● Exercise requirements
Copy nothing but the stretch that opens with the line containing "What Chart.js code" and closes with the line containing "const toPoints = (arr)". Keep pictures out.

● Dataset
'''
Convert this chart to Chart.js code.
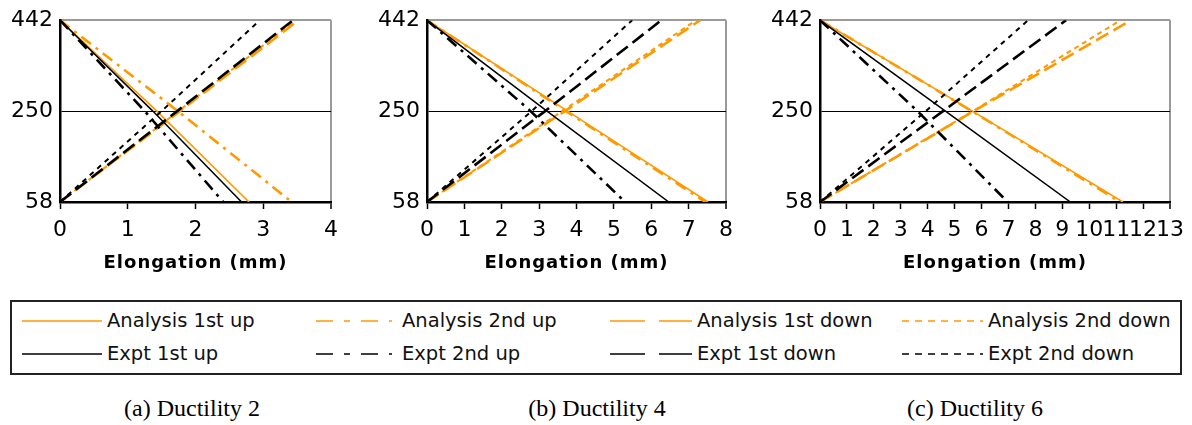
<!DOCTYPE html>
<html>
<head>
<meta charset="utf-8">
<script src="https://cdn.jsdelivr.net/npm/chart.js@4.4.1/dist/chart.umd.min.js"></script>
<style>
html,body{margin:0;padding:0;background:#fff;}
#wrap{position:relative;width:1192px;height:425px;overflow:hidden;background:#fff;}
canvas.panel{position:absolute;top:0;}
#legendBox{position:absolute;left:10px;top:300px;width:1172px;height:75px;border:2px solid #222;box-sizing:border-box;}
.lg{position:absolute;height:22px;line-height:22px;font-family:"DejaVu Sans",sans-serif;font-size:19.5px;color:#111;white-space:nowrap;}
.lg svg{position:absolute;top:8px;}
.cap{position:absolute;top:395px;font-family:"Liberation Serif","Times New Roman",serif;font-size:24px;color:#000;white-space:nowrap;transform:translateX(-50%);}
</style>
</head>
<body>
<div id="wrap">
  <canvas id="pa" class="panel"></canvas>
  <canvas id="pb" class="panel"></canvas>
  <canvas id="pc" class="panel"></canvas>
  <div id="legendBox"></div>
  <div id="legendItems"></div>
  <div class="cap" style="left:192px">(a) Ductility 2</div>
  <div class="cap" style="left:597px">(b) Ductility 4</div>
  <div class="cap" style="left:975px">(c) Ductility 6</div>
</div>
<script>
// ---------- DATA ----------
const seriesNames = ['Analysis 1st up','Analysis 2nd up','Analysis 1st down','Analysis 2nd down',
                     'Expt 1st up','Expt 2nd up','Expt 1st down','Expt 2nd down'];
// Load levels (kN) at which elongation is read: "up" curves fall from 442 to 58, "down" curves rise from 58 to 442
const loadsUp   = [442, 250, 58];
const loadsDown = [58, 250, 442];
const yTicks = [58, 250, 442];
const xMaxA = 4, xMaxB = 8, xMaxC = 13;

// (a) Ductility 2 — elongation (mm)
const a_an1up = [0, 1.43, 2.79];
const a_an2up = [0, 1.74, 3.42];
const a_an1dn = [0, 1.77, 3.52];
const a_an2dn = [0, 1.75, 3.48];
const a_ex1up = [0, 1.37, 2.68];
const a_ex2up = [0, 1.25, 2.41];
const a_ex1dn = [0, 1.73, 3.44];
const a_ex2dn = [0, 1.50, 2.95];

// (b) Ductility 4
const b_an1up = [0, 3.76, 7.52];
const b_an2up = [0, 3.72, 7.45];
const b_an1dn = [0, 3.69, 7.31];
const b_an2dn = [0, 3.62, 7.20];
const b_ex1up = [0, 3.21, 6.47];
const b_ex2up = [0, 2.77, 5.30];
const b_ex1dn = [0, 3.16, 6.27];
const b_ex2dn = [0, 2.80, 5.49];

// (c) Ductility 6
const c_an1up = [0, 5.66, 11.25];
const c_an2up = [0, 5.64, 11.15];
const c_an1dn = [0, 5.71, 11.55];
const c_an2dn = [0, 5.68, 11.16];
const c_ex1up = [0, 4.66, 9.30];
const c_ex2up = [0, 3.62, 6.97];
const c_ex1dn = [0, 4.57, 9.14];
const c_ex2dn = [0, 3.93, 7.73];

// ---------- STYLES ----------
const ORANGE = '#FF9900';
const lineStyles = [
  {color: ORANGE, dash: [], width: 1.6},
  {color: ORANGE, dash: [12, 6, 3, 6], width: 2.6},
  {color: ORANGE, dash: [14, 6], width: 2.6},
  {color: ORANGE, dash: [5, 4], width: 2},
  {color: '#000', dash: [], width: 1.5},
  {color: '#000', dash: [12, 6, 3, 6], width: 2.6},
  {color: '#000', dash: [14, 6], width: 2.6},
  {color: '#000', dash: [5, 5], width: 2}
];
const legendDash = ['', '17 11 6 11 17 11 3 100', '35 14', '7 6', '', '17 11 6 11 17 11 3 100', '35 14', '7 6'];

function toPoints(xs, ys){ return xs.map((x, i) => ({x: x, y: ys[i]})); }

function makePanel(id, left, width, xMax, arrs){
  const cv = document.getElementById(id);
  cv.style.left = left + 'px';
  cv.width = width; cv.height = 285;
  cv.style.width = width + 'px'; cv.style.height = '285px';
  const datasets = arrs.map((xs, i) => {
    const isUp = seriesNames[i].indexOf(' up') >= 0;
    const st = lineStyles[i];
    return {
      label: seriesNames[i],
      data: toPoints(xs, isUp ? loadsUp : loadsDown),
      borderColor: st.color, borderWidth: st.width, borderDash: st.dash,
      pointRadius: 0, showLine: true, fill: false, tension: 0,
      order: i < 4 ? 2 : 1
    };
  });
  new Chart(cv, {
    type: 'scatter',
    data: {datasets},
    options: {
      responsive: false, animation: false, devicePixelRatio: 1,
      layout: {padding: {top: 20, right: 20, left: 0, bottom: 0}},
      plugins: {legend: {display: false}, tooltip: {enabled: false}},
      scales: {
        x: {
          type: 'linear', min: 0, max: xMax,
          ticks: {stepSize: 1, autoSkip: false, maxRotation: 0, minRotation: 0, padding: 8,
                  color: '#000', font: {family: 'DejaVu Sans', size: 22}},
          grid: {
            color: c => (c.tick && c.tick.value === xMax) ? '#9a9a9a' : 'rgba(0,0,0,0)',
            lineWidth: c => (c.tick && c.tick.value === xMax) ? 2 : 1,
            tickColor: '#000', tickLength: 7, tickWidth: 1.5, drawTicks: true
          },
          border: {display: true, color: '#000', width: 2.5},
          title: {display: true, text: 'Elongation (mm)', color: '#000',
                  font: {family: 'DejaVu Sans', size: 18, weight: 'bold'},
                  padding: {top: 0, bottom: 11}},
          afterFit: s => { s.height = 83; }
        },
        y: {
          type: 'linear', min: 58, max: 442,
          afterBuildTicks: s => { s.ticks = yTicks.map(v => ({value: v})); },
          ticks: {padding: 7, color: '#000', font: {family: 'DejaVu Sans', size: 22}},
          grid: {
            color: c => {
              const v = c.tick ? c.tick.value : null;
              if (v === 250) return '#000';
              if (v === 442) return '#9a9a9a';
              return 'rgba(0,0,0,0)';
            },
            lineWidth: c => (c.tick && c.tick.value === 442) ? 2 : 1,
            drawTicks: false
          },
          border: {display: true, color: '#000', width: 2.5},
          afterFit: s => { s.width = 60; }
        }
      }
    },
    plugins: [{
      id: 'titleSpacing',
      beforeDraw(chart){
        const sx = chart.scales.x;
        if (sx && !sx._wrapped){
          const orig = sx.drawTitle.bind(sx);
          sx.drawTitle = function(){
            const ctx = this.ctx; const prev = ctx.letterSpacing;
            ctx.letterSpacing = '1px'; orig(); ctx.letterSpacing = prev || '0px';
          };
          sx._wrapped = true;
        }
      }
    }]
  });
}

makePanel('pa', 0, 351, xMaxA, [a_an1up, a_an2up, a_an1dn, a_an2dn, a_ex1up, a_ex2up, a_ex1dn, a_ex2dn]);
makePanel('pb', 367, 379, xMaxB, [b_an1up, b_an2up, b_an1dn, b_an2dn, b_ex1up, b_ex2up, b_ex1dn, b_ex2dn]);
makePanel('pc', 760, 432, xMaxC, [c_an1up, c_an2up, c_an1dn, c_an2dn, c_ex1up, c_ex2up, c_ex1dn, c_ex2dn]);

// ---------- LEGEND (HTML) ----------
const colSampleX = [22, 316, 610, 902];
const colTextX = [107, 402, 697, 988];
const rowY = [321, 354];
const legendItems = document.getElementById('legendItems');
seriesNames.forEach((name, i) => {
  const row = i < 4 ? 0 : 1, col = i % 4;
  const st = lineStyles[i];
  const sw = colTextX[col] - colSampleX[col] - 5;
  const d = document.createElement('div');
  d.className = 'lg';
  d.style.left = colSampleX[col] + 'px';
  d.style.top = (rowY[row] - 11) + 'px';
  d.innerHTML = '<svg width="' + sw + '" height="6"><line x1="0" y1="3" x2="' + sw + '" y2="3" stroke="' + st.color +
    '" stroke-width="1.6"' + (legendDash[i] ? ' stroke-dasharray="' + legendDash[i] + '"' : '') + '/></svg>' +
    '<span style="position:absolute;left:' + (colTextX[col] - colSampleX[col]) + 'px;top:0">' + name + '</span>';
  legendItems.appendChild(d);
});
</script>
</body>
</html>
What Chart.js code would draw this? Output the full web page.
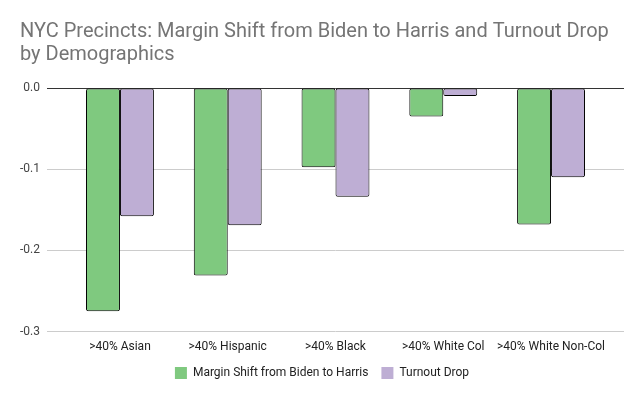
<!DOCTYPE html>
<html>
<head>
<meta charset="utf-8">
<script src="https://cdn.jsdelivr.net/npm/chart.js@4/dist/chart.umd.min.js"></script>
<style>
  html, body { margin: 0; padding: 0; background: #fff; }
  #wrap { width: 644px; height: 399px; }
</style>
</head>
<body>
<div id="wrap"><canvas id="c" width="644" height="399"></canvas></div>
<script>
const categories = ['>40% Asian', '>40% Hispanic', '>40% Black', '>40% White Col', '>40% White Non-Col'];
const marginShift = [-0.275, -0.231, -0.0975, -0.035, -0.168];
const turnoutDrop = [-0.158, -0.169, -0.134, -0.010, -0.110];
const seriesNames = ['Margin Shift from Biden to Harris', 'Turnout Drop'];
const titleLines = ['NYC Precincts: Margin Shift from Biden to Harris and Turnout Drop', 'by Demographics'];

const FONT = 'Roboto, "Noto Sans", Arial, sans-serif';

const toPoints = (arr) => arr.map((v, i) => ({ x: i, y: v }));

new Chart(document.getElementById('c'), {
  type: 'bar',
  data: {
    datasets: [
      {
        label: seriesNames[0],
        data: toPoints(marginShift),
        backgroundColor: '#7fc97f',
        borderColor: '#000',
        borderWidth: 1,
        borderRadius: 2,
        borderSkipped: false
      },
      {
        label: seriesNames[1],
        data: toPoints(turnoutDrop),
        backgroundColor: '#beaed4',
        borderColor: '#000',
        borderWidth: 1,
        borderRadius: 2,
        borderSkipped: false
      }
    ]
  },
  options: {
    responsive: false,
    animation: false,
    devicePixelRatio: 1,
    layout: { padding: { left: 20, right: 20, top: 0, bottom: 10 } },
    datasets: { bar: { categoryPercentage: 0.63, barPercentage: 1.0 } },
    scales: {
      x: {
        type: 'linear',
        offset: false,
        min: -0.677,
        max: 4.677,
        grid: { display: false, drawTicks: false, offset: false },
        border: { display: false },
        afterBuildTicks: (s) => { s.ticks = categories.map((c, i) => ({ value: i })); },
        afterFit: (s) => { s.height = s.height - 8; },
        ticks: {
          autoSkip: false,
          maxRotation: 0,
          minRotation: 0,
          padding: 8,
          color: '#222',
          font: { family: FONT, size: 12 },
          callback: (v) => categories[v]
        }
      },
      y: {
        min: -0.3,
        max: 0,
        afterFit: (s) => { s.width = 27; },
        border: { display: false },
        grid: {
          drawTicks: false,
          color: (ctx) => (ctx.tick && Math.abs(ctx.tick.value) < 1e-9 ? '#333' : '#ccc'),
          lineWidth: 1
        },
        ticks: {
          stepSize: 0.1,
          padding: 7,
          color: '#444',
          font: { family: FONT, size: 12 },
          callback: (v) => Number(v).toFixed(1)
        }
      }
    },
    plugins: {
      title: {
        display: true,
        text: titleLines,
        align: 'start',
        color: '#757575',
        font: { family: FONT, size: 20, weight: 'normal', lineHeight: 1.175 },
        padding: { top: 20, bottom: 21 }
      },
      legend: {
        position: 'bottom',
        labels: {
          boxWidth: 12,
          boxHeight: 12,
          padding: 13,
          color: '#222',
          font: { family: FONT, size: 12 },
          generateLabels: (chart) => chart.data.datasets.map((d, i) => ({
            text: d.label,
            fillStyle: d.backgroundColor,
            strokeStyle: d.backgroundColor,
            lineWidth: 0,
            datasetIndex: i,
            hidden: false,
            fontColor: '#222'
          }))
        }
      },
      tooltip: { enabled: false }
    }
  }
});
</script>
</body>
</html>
'''
● Expected answer
What Chart.js code would draw this? Output the full web page.
<!DOCTYPE html>
<html>
<head>
<meta charset="utf-8">
<script src="https://cdn.jsdelivr.net/npm/chart.js@4/dist/chart.umd.min.js"></script>
<style>
  html, body { margin: 0; padding: 0; background: #fff; }
  #wrap { width: 644px; height: 399px; }
</style>
</head>
<body>
<div id="wrap"><canvas id="c" width="644" height="399"></canvas></div>
<script>
const categories = ['>40% Asian', '>40% Hispanic', '>40% Black', '>40% White Col', '>40% White Non-Col'];
const marginShift = [-0.275, -0.231, -0.0975, -0.035, -0.168];
const turnoutDrop = [-0.158, -0.169, -0.134, -0.010, -0.110];
const seriesNames = ['Margin Shift from Biden to Harris', 'Turnout Drop'];
const titleLines = ['NYC Precincts: Margin Shift from Biden to Harris and Turnout Drop', 'by Demographics'];

const FONT = 'Roboto, "Noto Sans", Arial, sans-serif';

const toPoints = (arr) => arr.map((v, i) => ({ x: i, y: v }));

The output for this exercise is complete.